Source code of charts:
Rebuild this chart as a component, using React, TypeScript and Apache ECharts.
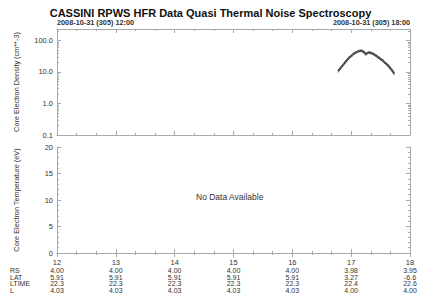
import React, { useEffect, useRef } from "react";
import * as echarts from "echarts";

const titleText = "CASSINI RPWS HFR Data Quasi Thermal Noise Spectroscopy";
const startLabel = "2008-10-31 (305) 12:00";
const endLabel = "2008-10-31 (305) 18:00";

const hourTicks = [12, 13, 14, 15, 16, 17, 18];
const rsRow = ["4.00", "4.00", "4.00", "4.00", "4.00", "3.98", "3.95"];
const latRow = ["5.91", "5.91", "5.91", "5.91", "5.91", "3.27", "-6.6"];
const ltimeRow = ["22.3", "22.3", "22.3", "22.3", "22.3", "22.4", "22.6"];
const lRow = ["4.03", "4.03", "4.03", "4.03", "4.03", "4.00", "4.00"];
const rowNames = ["RS", "LAT", "LTIME", "L"];

const densityHours = [
  16.78, 16.81, 16.84, 16.87, 16.9, 16.93, 16.96, 16.99, 17.02, 17.05, 17.08,
  17.11, 17.14, 17.17, 17.2, 17.23, 17.25, 17.27, 17.3, 17.33, 17.36, 17.39,
  17.42, 17.45, 17.48, 17.51, 17.54, 17.57, 17.6, 17.63, 17.66, 17.69, 17.71,
  17.73,
];
const densityValues = [
  10.8, 12.6, 14.8, 17.5, 20.5, 23.8, 27.5, 31.0, 34.5, 38.5, 41.5, 44.0, 46.5,
  47.0, 45.5, 40.0, 36.5, 39.5, 41.0, 40.5, 38.5, 36.0, 33.0, 30.0, 27.5, 25.0,
  22.5, 20.0, 17.8, 15.8, 13.5, 11.5, 10.2, 9.0,
];

const FONT = "Liberation Sans, Arial, Helvetica, sans-serif";
const AXIS_GRAY = "#a8a8a8";
const TEXT = "#333";

export default function App() {
  const ref = useRef<HTMLDivElement>(null);
  useEffect(() => {
    if (!ref.current) return;
    const chart = echarts.init(ref.current, null, { renderer: "svg" });

    const lineStyle = { color: AXIS_GRAY, width: 1 };
    const majorTick = { show: true, inside: true, length: 4, lineStyle };
    const minorTick = (n: number) => ({ show: true, splitNumber: n, length: 2, lineStyle });

    const baseX = {
      type: "value" as const,
      min: 12,
      max: 18,
      interval: 1,
      axisLine: { show: true, lineStyle },
      axisTick: majorTick,
      minorTick: minorTick(3),
      splitLine: { show: false },
    };

    const tableAxis = (gridIndex: number, offset: number, row: string[]) => ({
      ...baseX,
      gridIndex,
      position: "bottom" as const,
      offset,
      axisLine: { show: false },
      axisTick: { show: false },
      minorTick: { show: false },
      axisLabel: {
        show: true,
        margin: 0,
        fontSize: 7,
        fontFamily: FONT,
        color: TEXT,
        formatter: (v: number) => {
          const i = hourTicks.indexOf(Math.round(v));
          return i >= 0 ? row[i] : "";
        },
      },
    });

    const option: any = {
      animation: false,
      backgroundColor: "#fff",
      title: {
        text: titleText,
        left: "center",
        top: 2,
        textStyle: { fontSize: 11, fontWeight: "bold", fontFamily: FONT, color: "#111" },
      },
      grid: [
        { left: 57, right: 11, top: 29, height: 106 },
        { left: 57, right: 11, top: 147, height: 106 },
      ],
      xAxis: [
        { ...baseX, gridIndex: 0, position: "bottom", axisLabel: { show: false } },
        {
          ...baseX,
          gridIndex: 0,
          position: "top",
          axisLabel: {
            show: true,
            margin: 3,
            fontSize: 7.3,
            fontWeight: "bold",
            fontFamily: FONT,
            color: TEXT,
            alignMinLabel: "left",
            alignMaxLabel: "right",
            formatter: (v: number) => (v === 12 ? startLabel : v === 18 ? endLabel : ""),
          },
        },
        {
          ...baseX,
          gridIndex: 1,
          position: "bottom",
          axisLabel: { show: true, margin: 5, fontSize: 7.5, fontFamily: FONT, color: TEXT },
        },
        { ...baseX, gridIndex: 1, position: "top", axisLabel: { show: false } },
        tableAxis(1, 14, rsRow),
        tableAxis(1, 20.5, latRow),
        tableAxis(1, 27, ltimeRow),
        tableAxis(1, 33.5, lRow),
      ],
      yAxis: [
        {
          type: "log",
          logBase: 10,
          gridIndex: 0,
          min: 0.1,
          max: 230,
          position: "left",
          name: "Core Electron Density (cm**-3)",
          nameLocation: "middle",
          nameGap: 37,
          nameTextStyle: { fontSize: 7.3, fontFamily: FONT, color: TEXT },
          axisLine: { show: true, lineStyle },
          axisTick: majorTick,
          minorTick: minorTick(9),
          splitLine: { show: false },
          axisLabel: {
            show: true,
            margin: 4,
            fontSize: 7.5,
            fontFamily: FONT,
            color: TEXT,
            showMaxLabel: false,
            formatter: (v: number) => v.toFixed(1),
          },
        },
        {
          type: "log",
          logBase: 10,
          gridIndex: 0,
          min: 0.1,
          max: 230,
          position: "right",
          axisLine: { show: true, lineStyle },
          axisTick: majorTick,
          minorTick: minorTick(9),
          splitLine: { show: false },
          axisLabel: { show: false },
        },
        {
          type: "value",
          gridIndex: 1,
          min: 0,
          max: 20,
          interval: 5,
          position: "left",
          name: "Core Electron Temperature (eV)",
          nameLocation: "middle",
          nameGap: 37,
          nameTextStyle: { fontSize: 7.3, fontFamily: FONT, color: TEXT },
          axisLine: { show: true, lineStyle },
          axisTick: majorTick,
          minorTick: minorTick(5),
          splitLine: { show: false },
          axisLabel: { show: true, margin: 4, fontSize: 7.5, fontFamily: FONT, color: TEXT },
        },
        {
          type: "value",
          gridIndex: 1,
          min: 0,
          max: 20,
          interval: 5,
          position: "right",
          axisLine: { show: true, lineStyle },
          axisTick: majorTick,
          minorTick: minorTick(5),
          splitLine: { show: false },
          axisLabel: { show: false },
        },
      ],
      series: [
        {
          type: "line",
          xAxisIndex: 0,
          yAxisIndex: 0,
          data: densityHours.map((h, i) => [h, densityValues[i]]),
          lineStyle: { color: "#333", width: 2 },
          symbol: "rect",
          symbolSize: [1, 3],
          itemStyle: { color: "#666" },
          showSymbol: true,
        },
      ],
      graphic: [
        {
          type: "text",
          left: 196,
          top: 192,
          style: { text: "No Data Available", fontSize: 8.5, fontFamily: FONT, fill: TEXT },
        },
        ...rowNames.map((name, i) => ({
          type: "text",
          left: 10,
          top: 267 + i * 6.5,
          style: { text: name, fontSize: 7, fontFamily: FONT, fill: TEXT },
        })),
      ],
    };
    chart.setOption(option);
    return () => chart.dispose();
  }, []);
  return <div ref={ref} style={{ width: 421, height: 298, position: "absolute", left: 0, top: 0 }} />;
}
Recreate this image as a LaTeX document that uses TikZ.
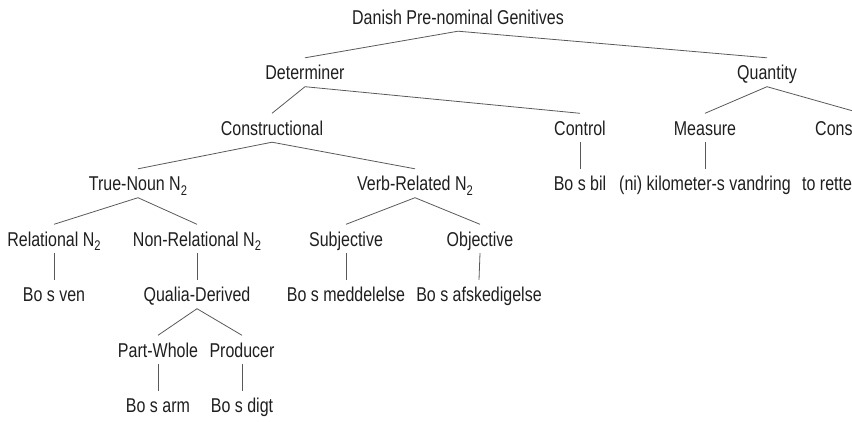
\documentclass[tikz,border=0pt]{standalone}
\usepackage{fontspec}
\setmainfont{Liberation Sans}[FakeStretch=0.8]
\newcommand{\sbtwo}{\raisebox{-4.5pt}{\fontsize{14}{14}\selectfont 2}}
\begin{document}
\begin{tikzpicture}[x=1pt,y=-1pt,
  lbl/.style={anchor=base,inner xsep=1pt,inner ysep=7pt,text height=14.5pt,text depth=0pt,
    font=\fontsize{20}{24}\selectfont,text=black!88},
  edge/.style={draw=black!65,line width=0.8pt}]
\useasboundingbox (0,0) rectangle (852,421);
\clip (0,0) rectangle (852,421);
% row baselines
\def\ra{24}\def\rb{79.5}\def\rc{135}\def\rd{190.5}\def\re{246}\def\rf{301.5}\def\rg{357}\def\rh{412.5}
\node[lbl] (root) at (458,\ra) {Danish Pre-nominal Genitives};
\node[lbl] (det) at (305,\rb) {Determiner};
\node[lbl] (quant) at (767,\rb) {Quantity};
\node[lbl] (cons) at (272,\rc) {Constructional};
\node[lbl] (ctrl) at (580,\rc) {Control};
\node[lbl] (meas) at (705,\rc) {Measure};
\node[lbl,anchor=base west] (consx) at (814,\rc) {Cons};
\coordinate (consxtop) at (862,113.5);
\node[lbl] (bobil) at (580,\rd) {Bo s bil};
\node[lbl] (km) at (705,\rd) {(ni) kilometer-s vandring};
\node[lbl,anchor=base west] (rette) at (801,\rd) {to rette};
\node[lbl] (tn) at (138,\rd) {True-Noun N\sbtwo};
\node[lbl] (vr) at (415,\rd) {Verb-Related N\sbtwo};
\node[lbl] (rel) at (54,\re) {Relational N\sbtwo};
\node[lbl] (nrel) at (197,\re) {Non-Relational N\sbtwo};
\node[lbl] (subj) at (346,\re) {Subjective};
\node[lbl] (obj) at (480,\re) {Objective};
\node[lbl] (ven) at (54,\rf) {Bo s ven};
\node[lbl] (qual) at (197,\rf) {Qualia-Derived};
\node[lbl] (medd) at (346,\rf) {Bo s meddelelse};
\node[lbl] (afsk) at (479,\rf) {Bo s afskedigelse};
\node[lbl] (pw) at (158,\rg) {Part-Whole};
\node[lbl] (prod) at (242,\rg) {Producer};
\node[lbl] (arm) at (158,\rh) {Bo s arm};
\node[lbl] (digt) at (242,\rh) {Bo s digt};
% edges
\path[edge] (root.south) -- (det.north);
\path[edge] (root.south) -- (quant.north);
\path[edge] (det.south) -- (cons.north);
\path[edge] (det.south) -- (ctrl.north);
\path[edge] (quant.south) -- (meas.north);
\path[edge] (quant.south) -- (consxtop);
\path[edge] (ctrl.south) -- (bobil.north);
\path[edge] (meas.south) -- (km.north);
\path[edge] (cons.south) -- (tn.north);
\path[edge] (cons.south) -- (vr.north);
\path[edge] (tn.south) -- (rel.north);
\path[edge] (tn.south) -- (nrel.north);
\path[edge] (vr.south) -- (subj.north);
\path[edge] (vr.south) -- (obj.north);
\path[edge] (rel.south) -- (ven.north);
\path[edge] (nrel.south) -- (qual.north);
\path[edge] (subj.south) -- (medd.north);
\path[edge] (obj.south) -- (afsk.north);
\path[edge] (qual.south) -- (pw.north);
\path[edge] (qual.south) -- (prod.north);
\path[edge] (pw.south) -- (arm.north);
\path[edge] (prod.south) -- (digt.north);
\end{tikzpicture}
\end{document}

Task instructions:
Collect each line holding the string "React".

Response to this exercise:
Rebuild this chart as a component, using React, TypeScript and Apache ECharts.
import React, { useEffect, useRef } from "react";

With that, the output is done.